Vajunt looked about him swiftly, hate surging in him. He grasped about in the bush for a branch and snapped a slender one off with sheer muscle power. Pain seared him abruptly, as the branches about him dug in harder then ever. Blood spurted from his many wounds as the bush tore into him. Screaming and thrashing, Vajunt struggled backward. The pale light was shining on his face, a ray of light focused on him as he fought.

He was out of the bush, more then half naked and leaving much of his flesh behind. He lay panting, spattered in his own gore, on a nearby tree trunk. He looked up, half crazed at the light before his eyes.

“They shall be afraid,” the voice whispered again, in the night.

Vajunt staggered to his feet, raising hard won branch weapon.

“You shall make them afraid.”

Vajunt slowly lowered his weapon. The light continued to focus on his face. His mind was twisted and running down insane paths of loops and bends, scrambling up trunks and over bushes, leaping through and amongst the vines as though they were his home and always had been. Who or what was Vajunt? What had he been? He did not know or care, for he knew what he was now. He was another part of a great tree, the leaf on the end of a twig of violence, spiraling onward in insanity to fulfill the will of the mind that directed him.







Vajunt walked into the house that had been his own. His eyes were black, his body thick with matted, overgrown hair. A long beard and hair hung from his face. He was naked and drenched in sweat. Twigs were burrowed into him here and there, and a coil of vine for a rope hung from his shoulder. Seizing a bow and arrows from his back, he ran toward the nearest village. He wanted to fight, to kill. He hungered to kill. He had a second stomach; he did not know where, but it could not be filled with hunger—only with violence. When he saw the first household, he smashed into it and killed its inhabitants. When he saw the second household, he smashed into it and killed its inhabitants.

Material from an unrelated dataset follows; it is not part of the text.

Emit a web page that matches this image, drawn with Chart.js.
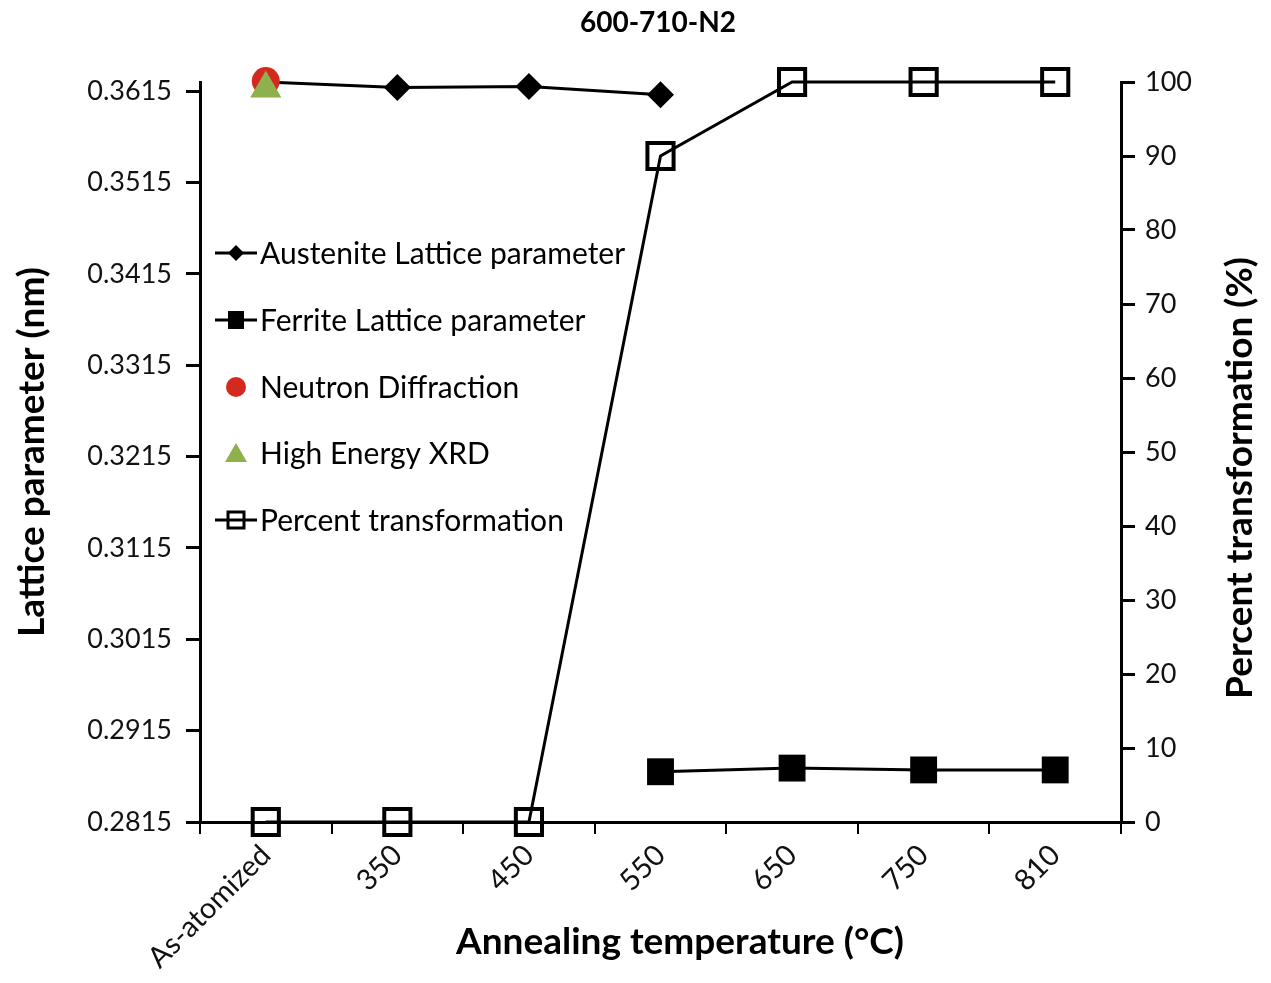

He ran through the light forests of Southern Alflick on the border of Kimron, running back into his new home when the need took him, fulfilling the will of the relentless purpose that drove him.

Lief Erikson
02-22-2005, 06:57 PM
*So ends this story. A grim picture of what this particular forest is like. Any comments would be appreciated :).*

Earniel
02-23-2005, 08:38 AM
Grim and rather disturbing too. I'm not really a fan of horror stories.

I don't think a trip and smashing one's head against a tree root can account for having one's face half caved in.

Does this takes place in the world of that book you're writing?

Lief Erikson
02-23-2005, 04:48 PM
Ah no. No, this and the other story take place in Atharon. Nubidis, the country on the eastern border of Southern Alflick, was described in the other story. Kimron is the western border. I'm drawing a portrait of Southern Alflick. On the south is Central Katchar, while on the north is the region of Northern Alflick.